Work instructions: Retype all of the data exactly as given.

Given data:
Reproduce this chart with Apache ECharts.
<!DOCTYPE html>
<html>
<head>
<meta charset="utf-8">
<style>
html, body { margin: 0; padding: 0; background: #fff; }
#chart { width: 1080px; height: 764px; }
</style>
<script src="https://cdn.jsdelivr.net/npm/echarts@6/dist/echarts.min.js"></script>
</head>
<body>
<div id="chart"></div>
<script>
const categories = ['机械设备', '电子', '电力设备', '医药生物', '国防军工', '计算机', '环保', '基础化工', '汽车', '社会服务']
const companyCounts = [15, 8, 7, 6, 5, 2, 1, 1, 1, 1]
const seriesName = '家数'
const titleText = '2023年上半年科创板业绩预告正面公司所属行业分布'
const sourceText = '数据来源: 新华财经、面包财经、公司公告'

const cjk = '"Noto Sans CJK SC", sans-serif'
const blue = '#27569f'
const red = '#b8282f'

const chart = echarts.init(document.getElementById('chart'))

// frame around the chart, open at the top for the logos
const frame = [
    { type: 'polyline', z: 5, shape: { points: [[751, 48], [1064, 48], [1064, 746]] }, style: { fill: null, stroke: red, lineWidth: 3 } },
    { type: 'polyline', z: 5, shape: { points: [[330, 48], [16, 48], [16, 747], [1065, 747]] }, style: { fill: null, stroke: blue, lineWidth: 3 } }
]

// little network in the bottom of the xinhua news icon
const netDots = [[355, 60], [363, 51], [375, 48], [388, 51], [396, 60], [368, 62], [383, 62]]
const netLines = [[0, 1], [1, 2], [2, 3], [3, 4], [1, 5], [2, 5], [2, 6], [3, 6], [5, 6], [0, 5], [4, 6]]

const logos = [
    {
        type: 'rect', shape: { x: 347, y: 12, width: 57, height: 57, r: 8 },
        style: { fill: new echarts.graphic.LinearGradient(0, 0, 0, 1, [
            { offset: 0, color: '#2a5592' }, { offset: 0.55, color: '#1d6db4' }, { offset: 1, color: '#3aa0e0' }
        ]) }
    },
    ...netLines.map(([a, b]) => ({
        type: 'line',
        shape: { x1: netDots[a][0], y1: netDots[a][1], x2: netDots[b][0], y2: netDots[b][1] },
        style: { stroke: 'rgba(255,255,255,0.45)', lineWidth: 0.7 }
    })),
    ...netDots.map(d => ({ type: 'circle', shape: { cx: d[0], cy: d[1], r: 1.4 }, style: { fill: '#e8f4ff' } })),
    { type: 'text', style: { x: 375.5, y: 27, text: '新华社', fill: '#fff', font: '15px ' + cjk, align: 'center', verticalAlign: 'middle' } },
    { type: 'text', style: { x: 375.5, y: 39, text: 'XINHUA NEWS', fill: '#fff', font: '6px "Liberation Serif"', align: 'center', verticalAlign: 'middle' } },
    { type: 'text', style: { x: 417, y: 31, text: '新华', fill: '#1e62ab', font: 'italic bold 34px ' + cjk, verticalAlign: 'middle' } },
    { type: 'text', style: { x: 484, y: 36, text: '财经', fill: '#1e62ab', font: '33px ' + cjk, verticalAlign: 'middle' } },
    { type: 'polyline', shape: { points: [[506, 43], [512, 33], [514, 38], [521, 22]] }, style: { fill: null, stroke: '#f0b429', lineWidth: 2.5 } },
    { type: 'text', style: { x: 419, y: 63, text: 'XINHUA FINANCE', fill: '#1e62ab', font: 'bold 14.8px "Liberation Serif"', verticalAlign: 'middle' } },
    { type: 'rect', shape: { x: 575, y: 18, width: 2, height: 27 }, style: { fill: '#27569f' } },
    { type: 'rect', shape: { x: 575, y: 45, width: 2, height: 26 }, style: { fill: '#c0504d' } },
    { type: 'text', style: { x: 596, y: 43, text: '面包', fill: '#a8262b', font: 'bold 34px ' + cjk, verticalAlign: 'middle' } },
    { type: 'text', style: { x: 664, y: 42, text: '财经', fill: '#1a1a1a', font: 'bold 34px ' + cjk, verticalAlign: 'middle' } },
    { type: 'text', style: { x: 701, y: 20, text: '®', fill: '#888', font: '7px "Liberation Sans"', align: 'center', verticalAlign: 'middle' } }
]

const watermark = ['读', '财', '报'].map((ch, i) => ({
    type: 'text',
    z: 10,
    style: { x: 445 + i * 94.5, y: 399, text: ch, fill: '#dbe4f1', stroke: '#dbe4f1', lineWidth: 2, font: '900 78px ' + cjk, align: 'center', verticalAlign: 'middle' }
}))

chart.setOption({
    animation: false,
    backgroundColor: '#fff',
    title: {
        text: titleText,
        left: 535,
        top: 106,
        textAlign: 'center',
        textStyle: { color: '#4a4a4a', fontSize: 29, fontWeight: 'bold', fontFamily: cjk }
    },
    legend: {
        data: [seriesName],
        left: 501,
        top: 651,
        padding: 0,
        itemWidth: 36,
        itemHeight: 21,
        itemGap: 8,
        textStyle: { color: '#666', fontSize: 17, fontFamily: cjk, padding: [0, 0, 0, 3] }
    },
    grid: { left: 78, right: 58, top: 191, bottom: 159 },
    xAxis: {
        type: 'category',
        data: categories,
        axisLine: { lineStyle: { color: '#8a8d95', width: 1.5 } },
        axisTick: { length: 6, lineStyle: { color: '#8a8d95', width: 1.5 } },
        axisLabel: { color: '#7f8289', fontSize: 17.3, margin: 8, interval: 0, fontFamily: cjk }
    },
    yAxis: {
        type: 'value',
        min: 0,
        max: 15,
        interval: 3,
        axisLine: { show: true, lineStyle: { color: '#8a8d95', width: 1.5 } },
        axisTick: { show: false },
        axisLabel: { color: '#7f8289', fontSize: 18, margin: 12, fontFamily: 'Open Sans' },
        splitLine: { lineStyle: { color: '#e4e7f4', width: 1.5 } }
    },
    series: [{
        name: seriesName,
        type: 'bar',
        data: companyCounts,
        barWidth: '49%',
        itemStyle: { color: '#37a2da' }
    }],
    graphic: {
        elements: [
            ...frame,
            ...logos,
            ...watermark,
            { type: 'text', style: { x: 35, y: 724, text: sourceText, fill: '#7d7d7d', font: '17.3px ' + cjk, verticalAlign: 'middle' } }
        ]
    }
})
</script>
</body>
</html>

Reply:
Reproduce this chart with Apache ECharts.
<!DOCTYPE html>
<html>
<head>
<meta charset="utf-8">
<style>
html, body { margin: 0; padding: 0; background: #fff; }
#chart { width: 1080px; height: 764px; }
</style>
<script src="https://cdn.jsdelivr.net/npm/echarts@6/dist/echarts.min.js"></script>
</head>
<body>
<div id="chart"></div>
<script>
const categories = ['机械设备', '电子', '电力设备', '医药生物', '国防军工', '计算机', '环保', '基础化工', '汽车', '社会服务']
const companyCounts = [15, 8, 7, 6, 5, 2, 1, 1, 1, 1]
const seriesName = '家数'
const titleText = '2023年上半年科创板业绩预告正面公司所属行业分布'
const sourceText = '数据来源: 新华财经、面包财经、公司公告'

const cjk = '"Noto Sans CJK SC", sans-serif'
const blue = '#27569f'
const red = '#b8282f'

const chart = echarts.init(document.getElementById('chart'))

// frame around the chart, open at the top for the logos
const frame = [
    { type: 'polyline', z: 5, shape: { points: [[751, 48], [1064, 48], [1064, 746]] }, style: { fill: null, stroke: red, lineWidth: 3 } },
    { type: 'polyline', z: 5, shape: { points: [[330, 48], [16, 48], [16, 747], [1065, 747]] }, style: { fill: null, stroke: blue, lineWidth: 3 } }
]

// little network in the bottom of the xinhua news icon
const netDots = [[355, 60], [363, 51], [375, 48], [388, 51], [396, 60], [368, 62], [383, 62]]
const netLines = [[0, 1], [1, 2], [2, 3], [3, 4], [1, 5], [2, 5], [2, 6], [3, 6], [5, 6], [0, 5], [4, 6]]

const logos = [
    {
        type: 'rect', shape: { x: 347, y: 12, width: 57, height: 57, r: 8 },
        style: { fill: new echarts.graphic.LinearGradient(0, 0, 0, 1, [
            { offset: 0, color: '#2a5592' }, { offset: 0.55, color: '#1d6db4' }, { offset: 1, color: '#3aa0e0' }
        ]) }
    },
    ...netLines.map(([a, b]) => ({
        type: 'line',
        shape: { x1: netDots[a][0], y1: netDots[a][1], x2: netDots[b][0], y2: netDots[b][1] },
        style: { stroke: 'rgba(255,255,255,0.45)', lineWidth: 0.7 }
    })),
    ...netDots.map(d => ({ type: 'circle', shape: { cx: d[0], cy: d[1], r: 1.4 }, style: { fill: '#e8f4ff' } })),
    { type: 'text', style: { x: 375.5, y: 27, text: '新华社', fill: '#fff', font: '15px ' + cjk, align: 'center', verticalAlign: 'middle' } },
    { type: 'text', style: { x: 375.5, y: 39, text: 'XINHUA NEWS', fill: '#fff', font: '6px "Liberation Serif"', align: 'center', verticalAlign: 'middle' } },
    { type: 'text', style: { x: 417, y: 31, text: '新华', fill: '#1e62ab', font: 'italic bold 34px ' + cjk, verticalAlign: 'middle' } },
    { type: 'text', style: { x: 484, y: 36, text: '财经', fill: '#1e62ab', font: '33px ' + cjk, verticalAlign: 'middle' } },
    { type: 'polyline', shape: { points: [[506, 43], [512, 33], [514, 38], [521, 22]] }, style: { fill: null, stroke: '#f0b429', lineWidth: 2.5 } },
    { type: 'text', style: { x: 419, y: 63, text: 'XINHUA FINANCE', fill: '#1e62ab', font: 'bold 14.8px "Liberation Serif"', verticalAlign: 'middle' } },
    { type: 'rect', shape: { x: 575, y: 18, width: 2, height: 27 }, style: { fill: '#27569f' } },
    { type: 'rect', shape: { x: 575, y: 45, width: 2, height: 26 }, style: { fill: '#c0504d' } },
    { type: 'text', style: { x: 596, y: 43, text: '面包', fill: '#a8262b', font: 'bold 34px ' + cjk, verticalAlign: 'middle' } },
    { type: 'text', style: { x: 664, y: 42, text: '财经', fill: '#1a1a1a', font: 'bold 34px ' + cjk, verticalAlign: 'middle' } },
    { type: 'text', style: { x: 701, y: 20, text: '®', fill: '#888', font: '7px "Liberation Sans"', align: 'center', verticalAlign: 'middle' } }
]

const watermark = ['读', '财', '报'].map((ch, i) => ({
    type: 'text',
    z: 10,
    style: { x: 445 + i * 94.5, y: 399, text: ch, fill: '#dbe4f1', stroke: '#dbe4f1', lineWidth: 2, font: '900 78px ' + cjk, align: 'center', verticalAlign: 'middle' }
}))

chart.setOption({
    animation: false,
    backgroundColor: '#fff',
    title: {
        text: titleText,
        left: 535,
        top: 106,
        textAlign: 'center',
        textStyle: { color: '#4a4a4a', fontSize: 29, fontWeight: 'bold', fontFamily: cjk }
    },
    legend: {
        data: [seriesName],
        left: 501,
        top: 651,
        padding: 0,
        itemWidth: 36,
        itemHeight: 21,
        itemGap: 8,
        textStyle: { color: '#666', fontSize: 17, fontFamily: cjk, padding: [0, 0, 0, 3] }
    },
    grid: { left: 78, right: 58, top: 191, bottom: 159 },
    xAxis: {
        type: 'category',
        data: categories,
        axisLine: { lineStyle: { color: '#8a8d95', width: 1.5 } },
        axisTick: { length: 6, lineStyle: { color: '#8a8d95', width: 1.5 } },
        axisLabel: { color: '#7f8289', fontSize: 17.3, margin: 8, interval: 0, fontFamily: cjk }
    },
    yAxis: {
        type: 'value',
        min: 0,
        max: 15,
        interval: 3,
        axisLine: { show: true, lineStyle: { color: '#8a8d95', width: 1.5 } },
        axisTick: { show: false },
        axisLabel: { color: '#7f8289', fontSize: 18, margin: 12, fontFamily: 'Open Sans' },
        splitLine: { lineStyle: { color: '#e4e7f4', width: 1.5 } }
    },
    series: [{
        name: seriesName,
        type: 'bar',
        data: companyCounts,
        barWidth: '49%',
        itemStyle: { color: '#37a2da' }
    }],
    graphic: {
        elements: [
            ...frame,
            ...logos,
            ...watermark,
            { type: 'text', style: { x: 35, y: 724, text: sourceText, fill: '#7d7d7d', font: '17.3px ' + cjk, verticalAlign: 'middle' } }
        ]
    }
})
</script>
</body>
</html>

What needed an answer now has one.